Intuitively, as the picture below shows, we record how many people start to work (+) and leave from work (-) at each moment, which is stored in diff array:

then we go back from time 0, sum up all those changes to get the current value of that time, and finally get the cnt array, cnt[i] represents the exact number of working people at time t. When asked for time 7, we just need to look up the cnt array and return cnt[7] as 9.
Template¶
The prototype from this idea is written like:
from collections import Counter
# record changes
diff = Counter()
for start,end,num in intervals:
diff[start] += num
diff[end+1] -= num
# recover the array from changes
cnt = Counter()
cur = 0
for i in sorted(diff):
cur += diff[i]
cnt[i] = cur
Though we use the word “array” to describe diff array and raw array, in many problems, the array is sparse: the indexes span a large range, but changes only occur at a few of them. Instead of linear lists (array/linked list), It costs littler space to use dict to simulate some indexes with changes in order. When querying the value at an index k in the raw array, we need to first find the largest index idx<=k as:
from bisect import bisect_right
keys = sorted(diff)
idx = bisect_right(cnt,k)
k_value = diff[keys[idx-1]] if idx>0 else 0
If the queried index k is smaller than any recorded index, that means nothing is observed at that time, for which we return initial value 0.
Note
Unlike map/multimap in C++ or treemap in Java, collections.Counter and its superclass dict don’t guarantee keys ordered: for Python<=3.6, dict has totally unordered keys without any assumption[1]; after Python 3.7, it just maintains an insertion order[2] instead of the comparison of values. Therefore, for both Python and Python3, to simulate the ascending order of array indexes, we must sort the keys in diff first by sorted(diff) or sorted(diff.keys()).

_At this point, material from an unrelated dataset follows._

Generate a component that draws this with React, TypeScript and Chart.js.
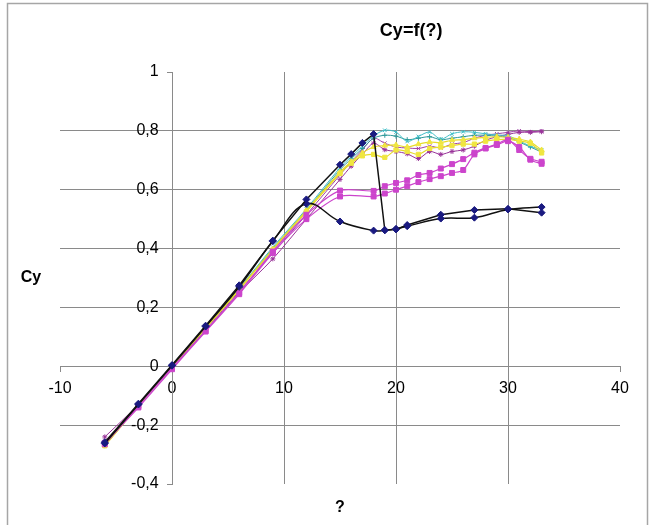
import React, { useEffect, useRef } from "react";
import { Chart, registerables } from "chart.js";

Chart.register(...registerables);

const TITLE = "Cy=f(?)";
const X_TITLE = "?";
const Y_TITLE = "Cy";

const X_MIN = -10;
const X_MAX = 40;
const X_STEP = 10;
const Y_MIN = -0.4;
const Y_MAX = 1;
const Y_STEP = 0.2;

// Black series with navy diamonds (stall with sharp drop)
const ALPHA_A = [-6, -3, 0, 3, 6, 9, 12, 15, 16, 17, 18, 19, 20, 21, 24, 27, 30, 33];
const CY_A = [-0.258, -0.127, 0.004, 0.138, 0.275, 0.427, 0.567, 0.685, 0.721, 0.759, 0.789, 0.463, 0.465, 0.48, 0.515, 0.531, 0.535, 0.522];

// Black series with navy diamonds (smooth hump)
const ALPHA_B = [-6, -3, 0, 3, 6, 9, 12, 15, 18, 19, 20, 21, 24, 27, 30, 33];
const CY_B = [-0.262, -0.13, 0.002, 0.135, 0.27, 0.425, 0.552, 0.492, 0.461, 0.462, 0.467, 0.476, 0.502, 0.505, 0.533, 0.541];

// Fine-step angles shared by the coloured series
const ALPHA_FINE = [-6, -3, 0, 3, 6, 9, 12, 15, 16, 17, 18, 19, 20, 21, 22, 23, 24, 25, 26, 27, 28, 29, 30, 31, 32, 33];
const ALPHA_SQ = [-6, -3, 0, 3, 6, 9, 12, 15, 18, 19, 20, 21, 22, 23, 24, 25, 26, 27, 28, 29, 30, 31, 32, 33];

const CY_CYAN = [-0.265, -0.133, 0.002, 0.132, 0.265, 0.405, 0.535, 0.675, 0.712, 0.748, 0.783, 0.802, 0.796, 0.764, 0.781, 0.796, 0.772, 0.79, 0.797, 0.795, 0.79, 0.786, 0.783, 0.766, 0.748, 0.735];
const CY_TEAL = [-0.27, -0.135, 0.0, 0.13, 0.262, 0.4, 0.53, 0.668, 0.705, 0.74, 0.775, 0.785, 0.782, 0.77, 0.775, 0.78, 0.77, 0.775, 0.78, 0.785, 0.785, 0.782, 0.778, 0.762, 0.745, 0.728];
const CY_YELLOW1 = [-0.27, -0.135, 0.0, 0.13, 0.26, 0.395, 0.525, 0.655, 0.69, 0.715, 0.72, 0.71, 0.735, 0.73, 0.72, 0.74, 0.745, 0.75, 0.755, 0.755, 0.765, 0.77, 0.772, 0.765, 0.758, 0.725];
const CY_YELLOW2 = [-0.268, -0.134, 0.0, 0.13, 0.262, 0.398, 0.53, 0.66, 0.695, 0.725, 0.745, 0.75, 0.752, 0.745, 0.755, 0.762, 0.76, 0.768, 0.77, 0.775, 0.778, 0.78, 0.778, 0.772, 0.762, 0.735];
const CY_PURPLE1 = [-0.24, -0.13, 0.0, 0.12, 0.25, 0.365, 0.5, 0.635, 0.68, 0.72, 0.758, 0.736, 0.73, 0.722, 0.706, 0.73, 0.72, 0.73, 0.735, 0.748, 0.768, 0.78, 0.788, 0.795, 0.795, 0.797];
const CY_PURPLE2 = [-0.262, -0.133, 0.0, 0.125, 0.255, 0.385, 0.515, 0.65, 0.695, 0.735, 0.775, 0.758, 0.745, 0.742, 0.74, 0.748, 0.742, 0.755, 0.76, 0.775, 0.785, 0.79, 0.795, 0.8, 0.797, 0.8];
const CY_MAGENTA1 = [-0.265, -0.135, -0.005, 0.12, 0.25, 0.39, 0.515, 0.597, 0.596, 0.612, 0.623, 0.632, 0.65, 0.657, 0.672, 0.687, 0.704, 0.726, 0.742, 0.755, 0.77, 0.735, 0.705, 0.695];
const CY_MAGENTA2 = [-0.26, -0.14, -0.01, 0.118, 0.245, 0.385, 0.5, 0.577, 0.577, 0.587, 0.6, 0.612, 0.626, 0.636, 0.646, 0.657, 0.667, 0.72, 0.74, 0.752, 0.765, 0.745, 0.702, 0.688];

const FONT = '"Liberation Sans", Arial, sans-serif';

function pts(xs: number[], ys: number[]) {
  return xs.map((x, i) => ({ x, y: ys[i] }));
}

function series(xs: number[], ys: number[], line: string, marker: string, style: string, radius: number, width: number, tension: number) {
  return {
    data: pts(xs, ys),
    borderColor: line,
    backgroundColor: marker,
    pointBorderColor: marker,
    pointBackgroundColor: marker,
    pointStyle: style,
    pointRadius: radius,
    pointBorderWidth: 1,
    borderWidth: width,
    tension,
    showLine: true,
  };
}

const decor = {
  id: "decor",
  beforeDraw(chart: any) {
    const ctx = chart.ctx;
    ctx.save();
    ctx.fillStyle = "#ffffff";
    ctx.fillRect(0, 0, chart.width, chart.height);
    ctx.strokeStyle = "#a6a6a6";
    ctx.lineWidth = 1.5;
    ctx.strokeRect(7.5, 3.5, 640, 560);
    ctx.restore();
  },
  afterDraw(chart: any) {
    const { ctx, chartArea: ca } = chart;
    ctx.save();
    ctx.fillStyle = "#000000";
    ctx.textAlign = "center";
    ctx.textBaseline = "middle";
    ctx.font = `bold 18px ${FONT}`;
    ctx.fillText(TITLE, ca.left + (ca.right - ca.left) * 0.627, ca.top - 41);
    ctx.font = `bold 16px ${FONT}`;
    ctx.fillText(Y_TITLE, ca.left - 29, ca.top + (ca.bottom - ca.top) * 0.5);
    ctx.fillText(X_TITLE, (ca.left + ca.right) / 2, ca.bottom + 24);
    ctx.restore();
  },
};

export default function App() {
  const ref = useRef<HTMLCanvasElement | null>(null);

  useEffect(() => {
    if (!ref.current) return;
    const edgeX = (c: any) =>
      c.tick && (c.tick.value === X_MIN || c.tick.value === X_MAX) ? "rgba(0,0,0,0)" : "#8a8a8a";
    const edgeY = (c: any) =>
      c.tick && (Math.abs(c.tick.value - Y_MIN) < 1e-6 || Math.abs(c.tick.value - Y_MAX) < 1e-6)
        ? "rgba(0,0,0,0)"
        : "#8a8a8a";

    const chart = new Chart(ref.current, {
      type: "scatter",
      data: {
        datasets: [
          series(ALPHA_A, CY_A, "#111111", "#1a1a80", "rectRot", 3.5, 1.5, 0),
          series(ALPHA_B, CY_B, "#111111", "#1a1a80", "rectRot", 3.5, 1.5, 0.4),
          series(ALPHA_SQ, CY_MAGENTA1, "#cc44cc", "#cc44cc", "rect", 3.5, 1.2, 0.3),
          series(ALPHA_SQ, CY_MAGENTA2, "#cc44cc", "#cc44cc", "rect", 3.5, 1.2, 0.3),
          series(ALPHA_FINE, CY_YELLOW1, "#e6dc2a", "#f0e640", "rect", 3, 1.2, 0.3),
          series(ALPHA_FINE, CY_YELLOW2, "#e6dc2a", "#f0e640", "triangle", 3, 1.2, 0.3),
          series(ALPHA_FINE, CY_CYAN, "#3fbfc8", "#3fbfc8", "crossRot", 2.5, 1, 0.3),
          series(ALPHA_FINE, CY_TEAL, "#2f9a9a", "#2f9a9a", "cross", 2.5, 1, 0.3),
          series(ALPHA_FINE, CY_PURPLE1, "#993399", "#993399", "star", 2.5, 1, 0.3),
          series(ALPHA_FINE, CY_PURPLE2, "#a040a8", "#a040a8", "crossRot", 2.5, 1, 0.3),
        ] as any,
      },
      options: {
        animation: false,
        responsive: true,
        maintainAspectRatio: false,
        layout: { padding: { left: 60, right: 31, top: 72, bottom: 41 } },
        plugins: { legend: { display: false }, tooltip: { enabled: false }, title: { display: false } },
        scales: {
          x: {
            type: "linear",
            position: { y: 0 } as any,
            min: X_MIN,
            max: X_MAX,
            ticks: {
              stepSize: X_STEP,
              color: "#000000",
              font: { family: FONT, size: 16 },
              padding: 8,
              maxRotation: 0,
            },
            grid: { color: edgeX, lineWidth: 1, tickLength: 5, tickColor: "#8a8a8a" },
            border: { display: true, color: "#8a8a8a", width: 1 },
          },
          y: {
            type: "linear",
            position: { x: 0 } as any,
            min: Y_MIN,
            max: Y_MAX,
            ticks: {
              stepSize: Y_STEP,
              color: "#000000",
              font: { family: FONT, size: 16 },
              padding: 9,
              callback: (v: any) => String(Math.round(Number(v) * 10) / 10).replace(".", ",") + "   ",
            },
            grid: { color: edgeY, lineWidth: 1, tickLength: 5, tickColor: "#8a8a8a" },
            border: { display: true, color: "#8a8a8a", width: 1 },
          },
        },
      },
      plugins: [decor],
    } as any);
    return () => chart.destroy();
  }, []);

  return (
    <div style={{ position: "absolute", left: 0, top: 0, width: 651, height: 525, background: "#fff" }}>
      <canvas ref={ref} />
    </div>
  );
}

For this sparse implementation of diff array problems, suppose that there are n intervals in total:
Get the diff array[3]:
Time complexity: \(O(n)\)
Space complexity: \(O(n)\)
Reconstruct the raw array:
Time complexity: \(O(n\log(n))\), because we need to sort those indexes with changes in
diffSpace complexity: \(O(n)\)
Get the raw value at an index
k(obtainedkeyslist from the previous step):Time complexity: \(O(\log(n))\), we can use binary search to locate the index in the simulated array
Space complexity: \(O(1)\)
Usage Examples¶
Dense Array¶
LC1109: Corporate Flight Bookings specifies 1 <= n <= 2 * 10^4 and asks for an array of reserved seats for all n flights. In this problem, we don’t need to consider the memory issue as n is not too large and an array of length n should be returned, just stick to array:
from itertools import accumulate
class Solution:
def corpFlightBookings(self, bookings: List[List[int]], n: int) -> List[int]:
diff = [0]*(n+1)
for s,e,seats in bookings:
diff[s-1] += seats
diff[e] -= seats
return list(accumulate(diff))[:-1]
For the diff array, prefix sum array calculted from it is the actual counter array (raw array). Note that we use s-1 and e because the number of flights starts from 1 not 0, so we still keep adding (+) number of seats at every start flights and drop (-) them right after end flight (i.e., #end+1).
Sparse Dict¶
LC2251: Number of Flowers in Full Bloom has a huge range of time (0-1e9) but fewer intervals (n<1e5), so flowers only bloom or wither at a few moments, we don’t need to allocate memory for an array of size 1e9.

Use the template above:
from collections import Counter
from bisect import bisect_right
class Solution:
def fullBloomFlowers(self, flowers: List[List[int]], persons: List[int]) -> List[int]:
diff = Counter()
for s,e in flowers:
diff[s]+=1
diff[e+1]-=1
keys = sorted(list(diff))
cnt = Counter()
cur = 0
for k in keys:
cur += diff[k]
cnt[k] = cur
res = []
for t in persons:
idx = bisect_right(keys,t)
if idx == 0:
res.append(0)
else:
res.append(cnt[keys[idx-1]])
return res
This is a very classic problem of sparse diff array and also a special case that trivializes the difference occurs at each index to only 1.
Slide Window¶
LC1871: Jump Game VII looks like a dynamic programming problem that requires to check if there is any reachable position in s[i-maxJump:i-minJump+1] to determine whether s[i] is reachable. But the approach costs \(O(n(maxJump-minJump))\) time, which leads to a TLE. To reduce the complexity caused by check all previous [minJump, maxJump] positions, the idea to add only difference contributed by each endpoints of intervals can also be applied here:
class Solution:
def canReach(self, s: str, minJump: int, maxJump: int) -> bool:
if s[-1]!='0':
return False
n = len(s)
reachable = [False]*n
reachable[0] = True
cur = 0 # current s[i] can be reached from how many positions
for i in range(minJump,n):
if i - maxJump > 0:
cur -= reachable[i-maxJump-1]
cur += reachable[i-minJump]
if cur > 0 and s[i]=='0':
reachable[i] = True
return reachable[-1]
For each s[i], s[i-maxJump-1] should be dropped from its previous steps while s[[i-minJump] should be added to the possible previous steps. By maintaining a counter cur of all previous reachable steps, the overall time complexity decreases to \(O(n)\).
More¶
Prefix Sum vs. Diff¶
Prefix sum: the “integral” of an array¶
Suppose that we have an array A = [9, 7, 5, 3, 1, -1, -3, -5, -7, -9] (index from 1), which is also an arithmetic sequence of 10 numbers as \(A_n = 11 - 2n\). The sum of the sequence can be easily calculated as:
\(S_{n} = \sum_{i=1}^{n}{A_i} = -n^2+10n\) and we let \(S_0 = 0\). So the partial sum of a subsequence A[i:j] can be obtained by: \(S_j-S_{i-1}\).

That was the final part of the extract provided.